- _What the exercise asks_
Retype each line exactly. Skip images.

- _Recorded information_
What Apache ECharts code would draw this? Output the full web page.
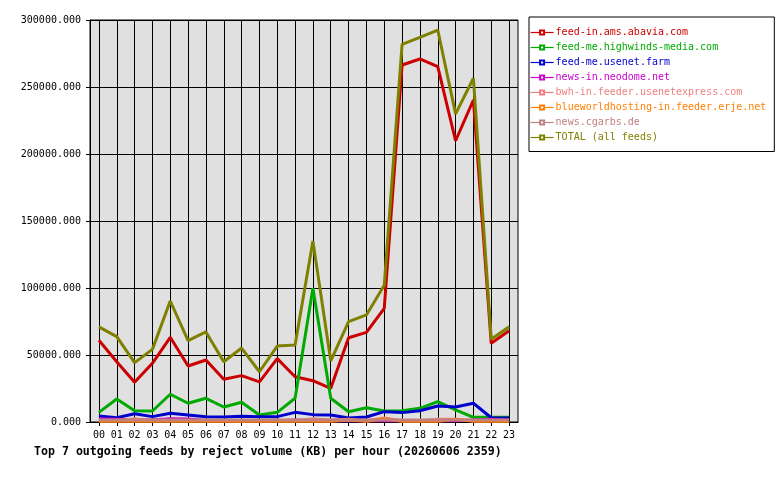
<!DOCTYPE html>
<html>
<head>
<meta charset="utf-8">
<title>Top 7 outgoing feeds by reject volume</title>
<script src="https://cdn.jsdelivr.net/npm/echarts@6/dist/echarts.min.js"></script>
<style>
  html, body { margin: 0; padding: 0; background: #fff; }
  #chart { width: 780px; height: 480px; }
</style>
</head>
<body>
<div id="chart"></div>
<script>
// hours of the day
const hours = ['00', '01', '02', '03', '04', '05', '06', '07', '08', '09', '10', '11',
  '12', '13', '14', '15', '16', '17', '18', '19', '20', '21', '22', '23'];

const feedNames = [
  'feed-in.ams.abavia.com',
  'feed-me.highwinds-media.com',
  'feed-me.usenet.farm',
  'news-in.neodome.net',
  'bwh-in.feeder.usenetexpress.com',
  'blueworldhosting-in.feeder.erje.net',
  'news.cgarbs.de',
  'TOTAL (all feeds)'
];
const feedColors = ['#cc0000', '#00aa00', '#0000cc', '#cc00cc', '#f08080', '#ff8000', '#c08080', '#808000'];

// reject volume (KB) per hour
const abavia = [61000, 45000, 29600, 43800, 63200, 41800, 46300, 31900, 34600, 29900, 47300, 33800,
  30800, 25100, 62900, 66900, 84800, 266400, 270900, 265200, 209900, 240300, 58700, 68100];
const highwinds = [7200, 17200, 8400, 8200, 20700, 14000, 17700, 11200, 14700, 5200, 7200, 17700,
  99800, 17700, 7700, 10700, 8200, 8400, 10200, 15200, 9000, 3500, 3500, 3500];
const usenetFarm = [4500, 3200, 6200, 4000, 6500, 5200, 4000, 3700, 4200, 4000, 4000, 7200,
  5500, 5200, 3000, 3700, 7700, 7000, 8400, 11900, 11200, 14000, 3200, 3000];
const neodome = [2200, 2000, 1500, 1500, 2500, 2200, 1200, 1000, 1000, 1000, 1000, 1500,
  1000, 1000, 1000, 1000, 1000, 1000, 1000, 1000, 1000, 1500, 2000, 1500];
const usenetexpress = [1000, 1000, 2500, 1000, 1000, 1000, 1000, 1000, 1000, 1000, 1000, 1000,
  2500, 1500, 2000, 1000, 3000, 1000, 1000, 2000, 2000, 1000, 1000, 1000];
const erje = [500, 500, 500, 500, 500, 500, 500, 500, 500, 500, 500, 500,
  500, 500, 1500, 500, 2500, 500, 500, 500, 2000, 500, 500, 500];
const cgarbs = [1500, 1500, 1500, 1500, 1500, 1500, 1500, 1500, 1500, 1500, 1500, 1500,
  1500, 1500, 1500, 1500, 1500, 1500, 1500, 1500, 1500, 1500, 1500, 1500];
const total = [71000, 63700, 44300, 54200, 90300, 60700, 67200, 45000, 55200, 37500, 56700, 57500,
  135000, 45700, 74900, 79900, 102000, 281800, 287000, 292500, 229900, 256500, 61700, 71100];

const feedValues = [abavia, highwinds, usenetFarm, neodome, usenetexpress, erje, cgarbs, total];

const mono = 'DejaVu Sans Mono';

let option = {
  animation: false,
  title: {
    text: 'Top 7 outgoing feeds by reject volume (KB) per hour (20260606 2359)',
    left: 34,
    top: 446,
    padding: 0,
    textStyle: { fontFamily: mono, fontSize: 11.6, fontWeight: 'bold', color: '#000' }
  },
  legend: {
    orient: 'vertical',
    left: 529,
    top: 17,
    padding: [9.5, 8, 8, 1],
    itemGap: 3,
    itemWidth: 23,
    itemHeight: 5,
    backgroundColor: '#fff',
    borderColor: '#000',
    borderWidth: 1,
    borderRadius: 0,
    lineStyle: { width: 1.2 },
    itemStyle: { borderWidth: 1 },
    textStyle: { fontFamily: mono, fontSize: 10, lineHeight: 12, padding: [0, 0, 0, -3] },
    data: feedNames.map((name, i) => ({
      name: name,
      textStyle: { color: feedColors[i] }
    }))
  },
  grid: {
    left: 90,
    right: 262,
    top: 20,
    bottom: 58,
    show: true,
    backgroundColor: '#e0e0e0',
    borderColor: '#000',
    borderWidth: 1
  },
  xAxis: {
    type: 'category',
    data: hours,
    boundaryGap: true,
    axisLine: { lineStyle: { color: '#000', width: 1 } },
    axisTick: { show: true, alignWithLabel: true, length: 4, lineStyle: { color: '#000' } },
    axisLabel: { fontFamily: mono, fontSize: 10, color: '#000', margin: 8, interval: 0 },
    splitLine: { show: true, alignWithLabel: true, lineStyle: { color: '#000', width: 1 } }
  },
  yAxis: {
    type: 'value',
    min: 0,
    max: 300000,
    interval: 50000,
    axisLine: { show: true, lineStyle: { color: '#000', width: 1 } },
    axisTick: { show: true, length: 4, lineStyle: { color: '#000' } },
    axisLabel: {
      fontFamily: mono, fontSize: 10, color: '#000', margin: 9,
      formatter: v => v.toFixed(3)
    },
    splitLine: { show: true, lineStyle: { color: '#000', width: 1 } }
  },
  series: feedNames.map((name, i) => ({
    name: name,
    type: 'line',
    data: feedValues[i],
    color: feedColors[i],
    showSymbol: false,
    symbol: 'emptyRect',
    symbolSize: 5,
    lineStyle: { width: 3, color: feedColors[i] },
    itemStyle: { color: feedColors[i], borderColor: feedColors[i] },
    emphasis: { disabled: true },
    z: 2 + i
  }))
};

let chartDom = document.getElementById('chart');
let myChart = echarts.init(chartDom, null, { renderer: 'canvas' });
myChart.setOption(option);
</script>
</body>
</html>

- _Solution for this problem_
What Apache ECharts code would draw this? Output the full web page.
<!DOCTYPE html>
<html>
<head>
<meta charset="utf-8">
<title>Top 7 outgoing feeds by reject volume</title>
<script src="https://cdn.jsdelivr.net/npm/echarts@6/dist/echarts.min.js"></script>
<style>
  html, body { margin: 0; padding: 0; background: #fff; }
  #chart { width: 780px; height: 480px; }
</style>
</head>
<body>
<div id="chart"></div>
<script>
// hours of the day
const hours = ['00', '01', '02', '03', '04', '05', '06', '07', '08', '09', '10', '11',
  '12', '13', '14', '15', '16', '17', '18', '19', '20', '21', '22', '23'];

const feedNames = [
  'feed-in.ams.abavia.com',
  'feed-me.highwinds-media.com',
  'feed-me.usenet.farm',
  'news-in.neodome.net',
  'bwh-in.feeder.usenetexpress.com',
  'blueworldhosting-in.feeder.erje.net',
  'news.cgarbs.de',
  'TOTAL (all feeds)'
];
const feedColors = ['#cc0000', '#00aa00', '#0000cc', '#cc00cc', '#f08080', '#ff8000', '#c08080', '#808000'];

// reject volume (KB) per hour
const abavia = [61000, 45000, 29600, 43800, 63200, 41800, 46300, 31900, 34600, 29900, 47300, 33800,
  30800, 25100, 62900, 66900, 84800, 266400, 270900, 265200, 209900, 240300, 58700, 68100];
const highwinds = [7200, 17200, 8400, 8200, 20700, 14000, 17700, 11200, 14700, 5200, 7200, 17700,
  99800, 17700, 7700, 10700, 8200, 8400, 10200, 15200, 9000, 3500, 3500, 3500];
const usenetFarm = [4500, 3200, 6200, 4000, 6500, 5200, 4000, 3700, 4200, 4000, 4000, 7200,
  5500, 5200, 3000, 3700, 7700, 7000, 8400, 11900, 11200, 14000, 3200, 3000];
const neodome = [2200, 2000, 1500, 1500, 2500, 2200, 1200, 1000, 1000, 1000, 1000, 1500,
  1000, 1000, 1000, 1000, 1000, 1000, 1000, 1000, 1000, 1500, 2000, 1500];
const usenetexpress = [1000, 1000, 2500, 1000, 1000, 1000, 1000, 1000, 1000, 1000, 1000, 1000,
  2500, 1500, 2000, 1000, 3000, 1000, 1000, 2000, 2000, 1000, 1000, 1000];
const erje = [500, 500, 500, 500, 500, 500, 500, 500, 500, 500, 500, 500,
  500, 500, 1500, 500, 2500, 500, 500, 500, 2000, 500, 500, 500];
const cgarbs = [1500, 1500, 1500, 1500, 1500, 1500, 1500, 1500, 1500, 1500, 1500, 1500,
  1500, 1500, 1500, 1500, 1500, 1500, 1500, 1500, 1500, 1500, 1500, 1500];
const total = [71000, 63700, 44300, 54200, 90300, 60700, 67200, 45000, 55200, 37500, 56700, 57500,
  135000, 45700, 74900, 79900, 102000, 281800, 287000, 292500, 229900, 256500, 61700, 71100];

const feedValues = [abavia, highwinds, usenetFarm, neodome, usenetexpress, erje, cgarbs, total];

const mono = 'DejaVu Sans Mono';

let option = {
  animation: false,
  title: {
    text: 'Top 7 outgoing feeds by reject volume (KB) per hour (20260606 2359)',
    left: 34,
    top: 446,
    padding: 0,
    textStyle: { fontFamily: mono, fontSize: 11.6, fontWeight: 'bold', color: '#000' }
  },
  legend: {
    orient: 'vertical',
    left: 529,
    top: 17,
    padding: [9.5, 8, 8, 1],
    itemGap: 3,
    itemWidth: 23,
    itemHeight: 5,
    backgroundColor: '#fff',
    borderColor: '#000',
    borderWidth: 1,
    borderRadius: 0,
    lineStyle: { width: 1.2 },
    itemStyle: { borderWidth: 1 },
    textStyle: { fontFamily: mono, fontSize: 10, lineHeight: 12, padding: [0, 0, 0, -3] },
    data: feedNames.map((name, i) => ({
      name: name,
      textStyle: { color: feedColors[i] }
    }))
  },
  grid: {
    left: 90,
    right: 262,
    top: 20,
    bottom: 58,
    show: true,
    backgroundColor: '#e0e0e0',
    borderColor: '#000',
    borderWidth: 1
  },
  xAxis: {
    type: 'category',
    data: hours,
    boundaryGap: true,
    axisLine: { lineStyle: { color: '#000', width: 1 } },
    axisTick: { show: true, alignWithLabel: true, length: 4, lineStyle: { color: '#000' } },
    axisLabel: { fontFamily: mono, fontSize: 10, color: '#000', margin: 8, interval: 0 },
    splitLine: { show: true, alignWithLabel: true, lineStyle: { color: '#000', width: 1 } }
  },
  yAxis: {
    type: 'value',
    min: 0,
    max: 300000,
    interval: 50000,
    axisLine: { show: true, lineStyle: { color: '#000', width: 1 } },
    axisTick: { show: true, length: 4, lineStyle: { color: '#000' } },
    axisLabel: {
      fontFamily: mono, fontSize: 10, color: '#000', margin: 9,
      formatter: v => v.toFixed(3)
    },
    splitLine: { show: true, lineStyle: { color: '#000', width: 1 } }
  },
  series: feedNames.map((name, i) => ({
    name: name,
    type: 'line',
    data: feedValues[i],
    color: feedColors[i],
    showSymbol: false,
    symbol: 'emptyRect',
    symbolSize: 5,
    lineStyle: { width: 3, color: feedColors[i] },
    itemStyle: { color: feedColors[i], borderColor: feedColors[i] },
    emphasis: { disabled: true },
    z: 2 + i
  }))
};

let chartDom = document.getElementById('chart');
let myChart = echarts.init(chartDom, null, { renderer: 'canvas' });
myChart.setOption(option);
</script>
</body>
</html>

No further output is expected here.